--- Start Extracted entries ---

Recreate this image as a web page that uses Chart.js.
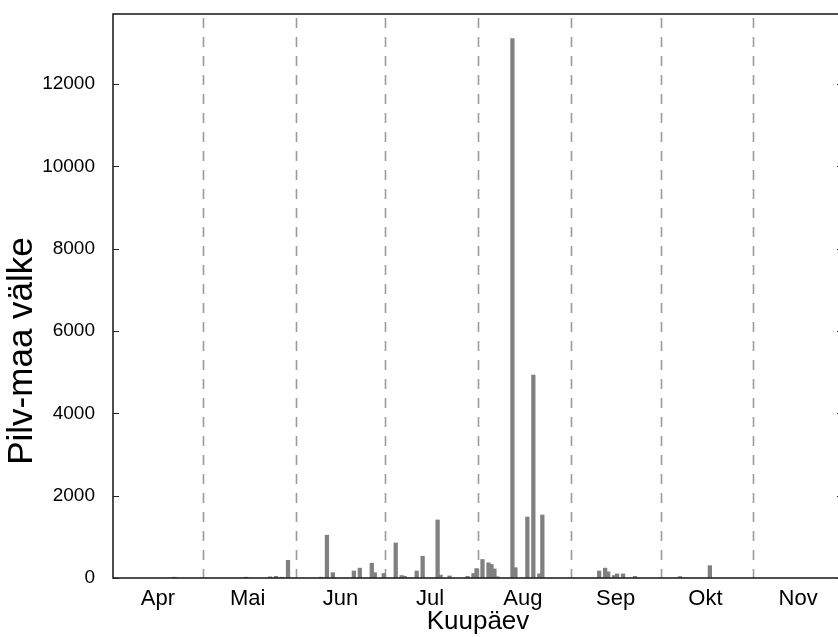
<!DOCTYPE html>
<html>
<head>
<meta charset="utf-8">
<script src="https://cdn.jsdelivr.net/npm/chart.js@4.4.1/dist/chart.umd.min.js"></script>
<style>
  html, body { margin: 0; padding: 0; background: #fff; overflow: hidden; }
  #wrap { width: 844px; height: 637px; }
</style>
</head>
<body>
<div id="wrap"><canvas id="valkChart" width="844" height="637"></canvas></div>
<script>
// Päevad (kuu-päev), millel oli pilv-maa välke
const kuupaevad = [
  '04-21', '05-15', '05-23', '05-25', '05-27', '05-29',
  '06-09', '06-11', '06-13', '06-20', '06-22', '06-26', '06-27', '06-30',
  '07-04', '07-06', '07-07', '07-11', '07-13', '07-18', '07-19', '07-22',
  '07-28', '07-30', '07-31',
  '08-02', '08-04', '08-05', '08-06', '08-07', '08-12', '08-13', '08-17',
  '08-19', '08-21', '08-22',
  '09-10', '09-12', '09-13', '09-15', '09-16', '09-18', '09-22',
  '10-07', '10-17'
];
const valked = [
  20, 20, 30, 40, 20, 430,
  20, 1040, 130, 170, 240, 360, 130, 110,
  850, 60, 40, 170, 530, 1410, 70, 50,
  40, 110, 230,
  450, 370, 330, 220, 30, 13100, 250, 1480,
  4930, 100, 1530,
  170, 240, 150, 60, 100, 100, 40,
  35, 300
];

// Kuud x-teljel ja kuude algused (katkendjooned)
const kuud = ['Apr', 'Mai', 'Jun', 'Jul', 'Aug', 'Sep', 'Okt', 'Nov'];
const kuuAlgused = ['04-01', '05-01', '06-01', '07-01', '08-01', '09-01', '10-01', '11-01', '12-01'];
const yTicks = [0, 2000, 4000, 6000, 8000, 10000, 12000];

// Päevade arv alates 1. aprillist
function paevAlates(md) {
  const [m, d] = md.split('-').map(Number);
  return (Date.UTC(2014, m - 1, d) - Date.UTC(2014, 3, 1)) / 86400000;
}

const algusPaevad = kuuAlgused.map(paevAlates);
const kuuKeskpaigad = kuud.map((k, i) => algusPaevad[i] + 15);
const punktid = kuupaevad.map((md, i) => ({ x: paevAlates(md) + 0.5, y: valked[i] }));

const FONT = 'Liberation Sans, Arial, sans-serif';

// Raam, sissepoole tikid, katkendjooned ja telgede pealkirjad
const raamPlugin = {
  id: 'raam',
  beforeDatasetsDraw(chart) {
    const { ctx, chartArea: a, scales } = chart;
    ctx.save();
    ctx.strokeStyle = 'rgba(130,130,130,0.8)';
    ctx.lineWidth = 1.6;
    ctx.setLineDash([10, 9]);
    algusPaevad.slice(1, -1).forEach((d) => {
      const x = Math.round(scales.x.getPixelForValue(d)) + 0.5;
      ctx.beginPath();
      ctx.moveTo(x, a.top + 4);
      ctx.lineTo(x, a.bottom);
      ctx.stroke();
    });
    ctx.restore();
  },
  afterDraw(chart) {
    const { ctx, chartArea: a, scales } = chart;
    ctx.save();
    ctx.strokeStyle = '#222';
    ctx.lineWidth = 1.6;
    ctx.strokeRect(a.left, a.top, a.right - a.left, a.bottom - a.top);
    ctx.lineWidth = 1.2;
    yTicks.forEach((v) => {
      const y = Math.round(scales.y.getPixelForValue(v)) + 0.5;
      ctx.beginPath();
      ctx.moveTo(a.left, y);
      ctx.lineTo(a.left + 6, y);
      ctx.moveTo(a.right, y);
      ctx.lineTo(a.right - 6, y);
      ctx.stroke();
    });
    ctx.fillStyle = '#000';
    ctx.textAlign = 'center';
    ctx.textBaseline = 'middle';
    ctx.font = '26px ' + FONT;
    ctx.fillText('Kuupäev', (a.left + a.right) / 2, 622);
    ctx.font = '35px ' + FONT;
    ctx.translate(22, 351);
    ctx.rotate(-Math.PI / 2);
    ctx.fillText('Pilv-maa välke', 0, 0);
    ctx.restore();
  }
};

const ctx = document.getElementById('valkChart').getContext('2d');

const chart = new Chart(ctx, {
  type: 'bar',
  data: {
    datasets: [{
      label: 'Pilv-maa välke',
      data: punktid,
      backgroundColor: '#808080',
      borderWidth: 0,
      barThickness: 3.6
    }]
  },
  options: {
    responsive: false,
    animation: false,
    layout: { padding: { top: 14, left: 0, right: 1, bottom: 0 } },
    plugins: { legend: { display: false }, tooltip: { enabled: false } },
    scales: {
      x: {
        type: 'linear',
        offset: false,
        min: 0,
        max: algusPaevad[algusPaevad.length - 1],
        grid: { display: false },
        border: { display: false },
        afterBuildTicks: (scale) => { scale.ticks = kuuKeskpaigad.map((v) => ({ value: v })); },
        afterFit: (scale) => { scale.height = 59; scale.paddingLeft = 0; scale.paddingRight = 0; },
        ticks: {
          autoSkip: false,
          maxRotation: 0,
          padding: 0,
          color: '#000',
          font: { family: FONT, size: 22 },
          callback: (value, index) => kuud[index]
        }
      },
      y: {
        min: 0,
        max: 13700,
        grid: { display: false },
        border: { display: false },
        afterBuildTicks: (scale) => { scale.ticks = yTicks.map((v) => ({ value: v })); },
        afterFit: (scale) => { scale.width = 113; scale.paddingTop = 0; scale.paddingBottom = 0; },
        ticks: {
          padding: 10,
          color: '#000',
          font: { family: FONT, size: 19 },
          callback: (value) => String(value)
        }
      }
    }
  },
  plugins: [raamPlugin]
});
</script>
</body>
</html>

--- End Extracted entries ---
--- Start Extracted entries ---

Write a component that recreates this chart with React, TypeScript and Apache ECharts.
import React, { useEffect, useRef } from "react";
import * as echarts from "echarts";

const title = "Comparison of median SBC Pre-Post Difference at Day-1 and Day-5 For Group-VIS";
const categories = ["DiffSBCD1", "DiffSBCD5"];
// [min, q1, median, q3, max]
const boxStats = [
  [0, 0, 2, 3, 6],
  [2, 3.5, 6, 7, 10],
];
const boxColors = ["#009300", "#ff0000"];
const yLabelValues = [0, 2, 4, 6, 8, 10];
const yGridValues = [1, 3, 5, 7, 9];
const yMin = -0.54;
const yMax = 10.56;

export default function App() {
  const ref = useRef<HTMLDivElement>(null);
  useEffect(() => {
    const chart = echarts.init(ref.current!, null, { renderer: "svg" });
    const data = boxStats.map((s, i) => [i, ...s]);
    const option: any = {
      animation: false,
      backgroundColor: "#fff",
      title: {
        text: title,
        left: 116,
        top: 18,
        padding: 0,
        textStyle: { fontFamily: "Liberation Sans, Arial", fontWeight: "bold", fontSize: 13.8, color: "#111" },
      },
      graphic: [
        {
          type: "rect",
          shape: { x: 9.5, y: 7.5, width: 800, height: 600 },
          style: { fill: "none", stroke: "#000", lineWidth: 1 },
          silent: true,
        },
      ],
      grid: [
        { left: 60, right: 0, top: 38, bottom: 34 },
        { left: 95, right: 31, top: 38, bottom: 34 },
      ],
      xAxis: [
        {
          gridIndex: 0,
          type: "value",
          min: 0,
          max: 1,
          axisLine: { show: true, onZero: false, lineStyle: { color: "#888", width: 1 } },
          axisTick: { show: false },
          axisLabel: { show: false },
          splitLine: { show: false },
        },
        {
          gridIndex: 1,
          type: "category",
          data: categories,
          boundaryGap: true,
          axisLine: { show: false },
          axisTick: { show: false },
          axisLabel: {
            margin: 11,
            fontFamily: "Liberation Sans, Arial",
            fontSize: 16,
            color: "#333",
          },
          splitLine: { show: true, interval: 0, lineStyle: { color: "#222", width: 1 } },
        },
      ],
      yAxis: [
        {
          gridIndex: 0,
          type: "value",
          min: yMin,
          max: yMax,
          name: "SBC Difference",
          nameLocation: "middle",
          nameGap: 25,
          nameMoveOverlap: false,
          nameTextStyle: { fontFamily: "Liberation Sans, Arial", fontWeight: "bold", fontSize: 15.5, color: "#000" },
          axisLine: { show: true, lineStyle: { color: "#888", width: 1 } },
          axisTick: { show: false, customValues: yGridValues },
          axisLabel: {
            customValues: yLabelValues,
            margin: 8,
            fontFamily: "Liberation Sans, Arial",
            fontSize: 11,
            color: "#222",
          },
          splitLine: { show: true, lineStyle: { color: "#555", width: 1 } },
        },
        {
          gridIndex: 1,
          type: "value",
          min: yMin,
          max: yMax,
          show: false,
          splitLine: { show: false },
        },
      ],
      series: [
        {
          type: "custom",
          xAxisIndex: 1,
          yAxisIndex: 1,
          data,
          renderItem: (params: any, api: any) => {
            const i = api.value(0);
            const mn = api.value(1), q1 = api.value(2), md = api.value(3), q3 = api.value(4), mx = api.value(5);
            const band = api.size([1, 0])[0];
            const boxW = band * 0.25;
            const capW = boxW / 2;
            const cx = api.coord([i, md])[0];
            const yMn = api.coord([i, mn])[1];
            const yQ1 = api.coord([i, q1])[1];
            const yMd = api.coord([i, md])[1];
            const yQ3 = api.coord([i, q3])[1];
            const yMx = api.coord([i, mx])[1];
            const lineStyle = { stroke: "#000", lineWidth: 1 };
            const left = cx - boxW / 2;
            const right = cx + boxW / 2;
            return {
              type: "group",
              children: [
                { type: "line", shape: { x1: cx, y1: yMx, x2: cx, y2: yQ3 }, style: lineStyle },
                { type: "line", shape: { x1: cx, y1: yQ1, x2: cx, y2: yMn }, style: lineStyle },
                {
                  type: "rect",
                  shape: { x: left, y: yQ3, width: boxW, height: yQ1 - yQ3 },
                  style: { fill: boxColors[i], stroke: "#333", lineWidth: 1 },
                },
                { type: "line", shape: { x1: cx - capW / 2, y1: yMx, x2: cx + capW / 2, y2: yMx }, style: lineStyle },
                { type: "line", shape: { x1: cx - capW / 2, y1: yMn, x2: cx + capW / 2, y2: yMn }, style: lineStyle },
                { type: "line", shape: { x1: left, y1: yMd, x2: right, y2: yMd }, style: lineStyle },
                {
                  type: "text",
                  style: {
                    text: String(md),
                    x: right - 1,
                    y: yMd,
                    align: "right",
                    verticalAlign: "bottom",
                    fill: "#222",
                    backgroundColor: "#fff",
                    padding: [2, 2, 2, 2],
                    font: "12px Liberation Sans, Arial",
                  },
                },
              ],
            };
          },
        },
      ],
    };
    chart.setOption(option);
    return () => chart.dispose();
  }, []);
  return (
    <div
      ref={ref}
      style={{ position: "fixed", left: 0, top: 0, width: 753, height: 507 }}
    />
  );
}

--- End Extracted entries ---
--- Start Extracted entries ---

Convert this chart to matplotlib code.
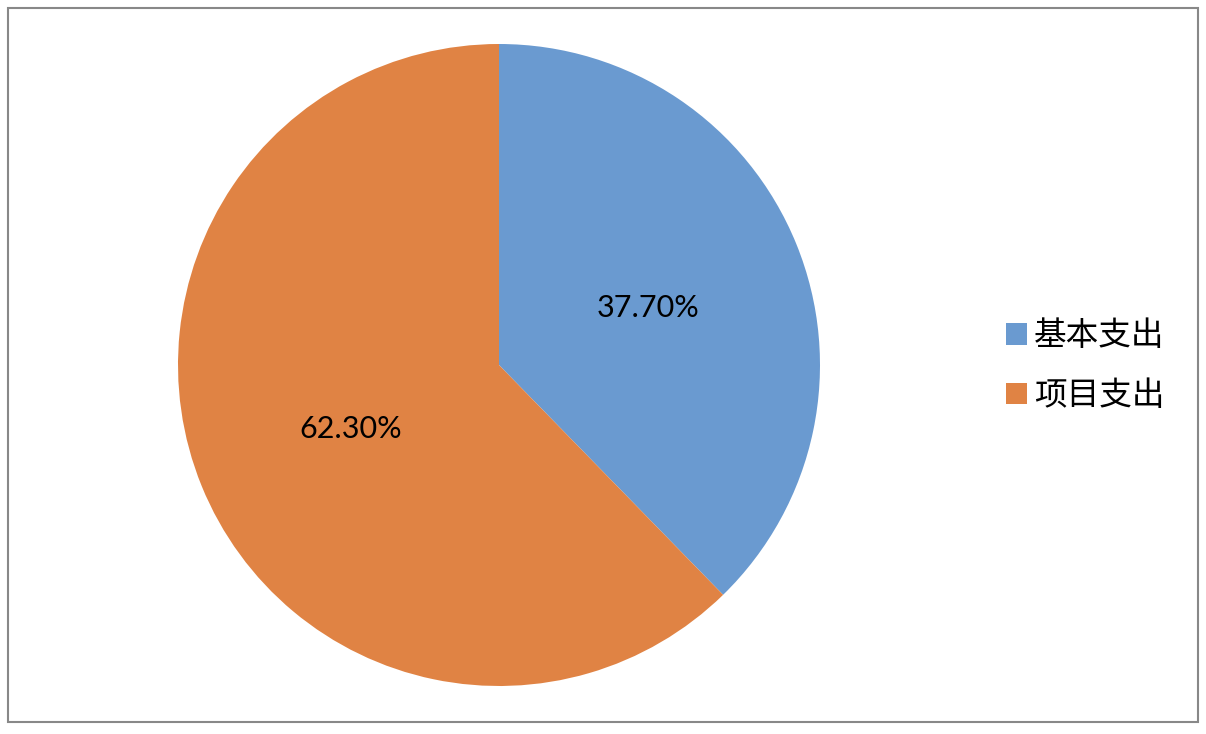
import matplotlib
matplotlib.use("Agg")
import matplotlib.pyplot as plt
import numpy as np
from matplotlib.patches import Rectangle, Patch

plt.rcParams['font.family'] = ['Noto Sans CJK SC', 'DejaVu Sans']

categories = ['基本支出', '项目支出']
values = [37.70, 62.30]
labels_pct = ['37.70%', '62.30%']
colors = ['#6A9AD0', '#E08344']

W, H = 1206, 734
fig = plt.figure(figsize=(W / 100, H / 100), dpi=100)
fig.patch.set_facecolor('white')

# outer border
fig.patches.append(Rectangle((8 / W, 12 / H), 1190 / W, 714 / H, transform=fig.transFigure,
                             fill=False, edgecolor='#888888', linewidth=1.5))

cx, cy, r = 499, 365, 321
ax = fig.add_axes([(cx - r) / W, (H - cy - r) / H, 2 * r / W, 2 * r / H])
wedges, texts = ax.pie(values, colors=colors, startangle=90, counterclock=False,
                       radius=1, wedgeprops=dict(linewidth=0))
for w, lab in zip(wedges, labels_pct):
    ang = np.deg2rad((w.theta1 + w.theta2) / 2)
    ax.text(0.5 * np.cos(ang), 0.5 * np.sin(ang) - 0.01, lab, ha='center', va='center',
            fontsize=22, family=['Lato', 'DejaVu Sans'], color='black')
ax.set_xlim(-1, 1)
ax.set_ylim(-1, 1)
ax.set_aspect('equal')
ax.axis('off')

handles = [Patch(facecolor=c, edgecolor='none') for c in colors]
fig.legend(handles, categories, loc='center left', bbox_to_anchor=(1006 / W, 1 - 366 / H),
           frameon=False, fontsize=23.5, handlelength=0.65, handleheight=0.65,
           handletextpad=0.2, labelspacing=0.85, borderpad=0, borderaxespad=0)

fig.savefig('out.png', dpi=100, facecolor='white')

--- End Extracted entries ---

Reproduce exactly the lines above starting at the line containing "Convert this chart to matplotlib code." and ending at the line containing "fig.savefig('out.png', dpi=100, facecolor='white')", including both, but not the pictures.

> **Correct answer**
Convert this chart to matplotlib code.
import matplotlib
matplotlib.use("Agg")
import matplotlib.pyplot as plt
import numpy as np
from matplotlib.patches import Rectangle, Patch

plt.rcParams['font.family'] = ['Noto Sans CJK SC', 'DejaVu Sans']

categories = ['基本支出', '项目支出']
values = [37.70, 62.30]
labels_pct = ['37.70%', '62.30%']
colors = ['#6A9AD0', '#E08344']

W, H = 1206, 734
fig = plt.figure(figsize=(W / 100, H / 100), dpi=100)
fig.patch.set_facecolor('white')

# outer border
fig.patches.append(Rectangle((8 / W, 12 / H), 1190 / W, 714 / H, transform=fig.transFigure,
                             fill=False, edgecolor='#888888', linewidth=1.5))

cx, cy, r = 499, 365, 321
ax = fig.add_axes([(cx - r) / W, (H - cy - r) / H, 2 * r / W, 2 * r / H])
wedges, texts = ax.pie(values, colors=colors, startangle=90, counterclock=False,
                       radius=1, wedgeprops=dict(linewidth=0))
for w, lab in zip(wedges, labels_pct):
    ang = np.deg2rad((w.theta1 + w.theta2) / 2)
    ax.text(0.5 * np.cos(ang), 0.5 * np.sin(ang) - 0.01, lab, ha='center', va='center',
            fontsize=22, family=['Lato', 'DejaVu Sans'], color='black')
ax.set_xlim(-1, 1)
ax.set_ylim(-1, 1)
ax.set_aspect('equal')
ax.axis('off')

handles = [Patch(facecolor=c, edgecolor='none') for c in colors]
fig.legend(handles, categories, loc='center left', bbox_to_anchor=(1006 / W, 1 - 366 / H),
           frameon=False, fontsize=23.5, handlelength=0.65, handleheight=0.65,
           handletextpad=0.2, labelspacing=0.85, borderpad=0, borderaxespad=0)

fig.savefig('out.png', dpi=100, facecolor='white')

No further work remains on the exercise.